A Tia Alice não é filha de sangue, mas era filha de coração. Porque a infelicidade lhe bateu à porta demasiado cedo, perdeu os pais ainda na infância foi recebida na casa dos avós por volta dos 14 anos, se não estou em erro. Eu já me lembro. Tenho menos 6 anos que ela. Depois e, mais uma vez por circunstâncias da vida casou com o Ti Quim e os laços familiares estreitaram-se ainda mais. Constitui uma família onde, mais uma vez, ela é que dita as leis apesar da pose do Ti Quim. E dita bem porque cria a harmonia num lar que dura há mais de 65 anos. É também uma mulher de armas que conseguiu uma carreira sem preparação prévia, mas com denodo e entusiasmo. Sendo uma mulher independente sempre foi uma esposa, mãe de família.
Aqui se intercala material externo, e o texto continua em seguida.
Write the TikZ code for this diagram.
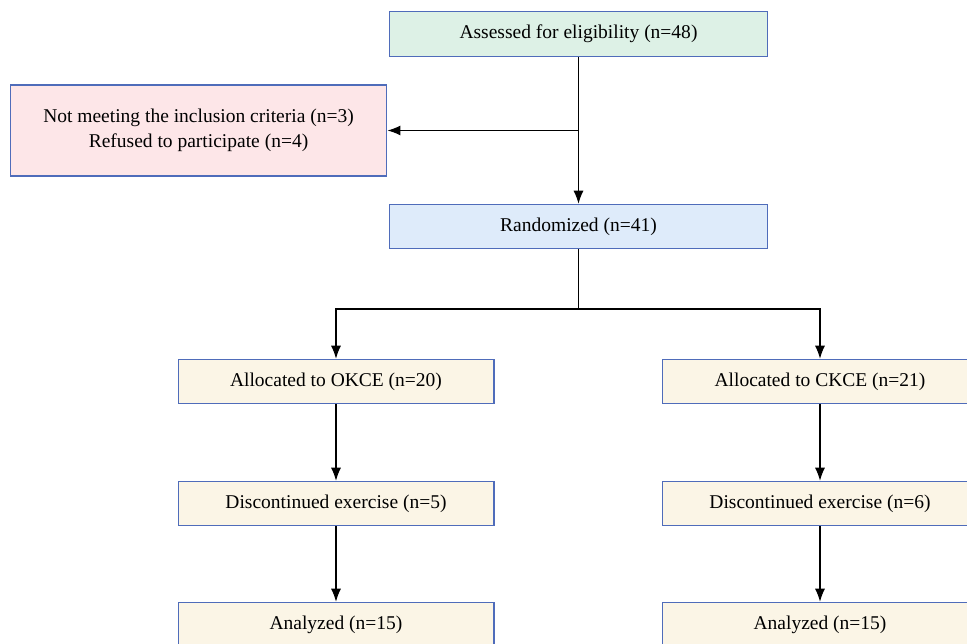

A Ti Lurdes apareceu na nossa família de forma mais inopinada. Natural de Lisboa foram os caminhos insondáveis que a aproximou do Ti Tó. Foi a JOC o meio que os fez encontrar-se. Uma lutadora. Uma âncora para o Ti Tó. Um incentivo para ele mesmo quando tinha que tratar meses a fio dos três filhos sozinha, porque o tio vinha a Lisboa fazer exames para se licenciar. A força de bloqueio aos desvarios do Ti Tó que sempre foi e é um sonhador. Um homem excepcional de inteligência, sagacidade, mas demasiado utópico. E é nessa utopia que sobressai a vontade e a tenacidade da Ti Lurdes conseguindo o equilíbrio necessário a uma família feliz há 57 anos. Foi, porventura, a que teve mais dificuldades de integração na família, mas, mesmo assim, foi capaz de fazer da nossa a família dela.

Por fim a Tia Paulina. A mais alegre. A mais extrovertida. Aquela a quem a vida deu a maior bofetada, mas, ainda assim, uma guerreira que consegue encarar a vida da forma mais positiva que pode ter. Sempre foi um pilar para a sua família. Sempre foi uma esposa, mãe e avó extraordinária. A sua bonomia e acolhimento que dá aos outros é de uma generosidade fantástica. É mais uma das grandes mulheres da nossa família, como todas, afinal.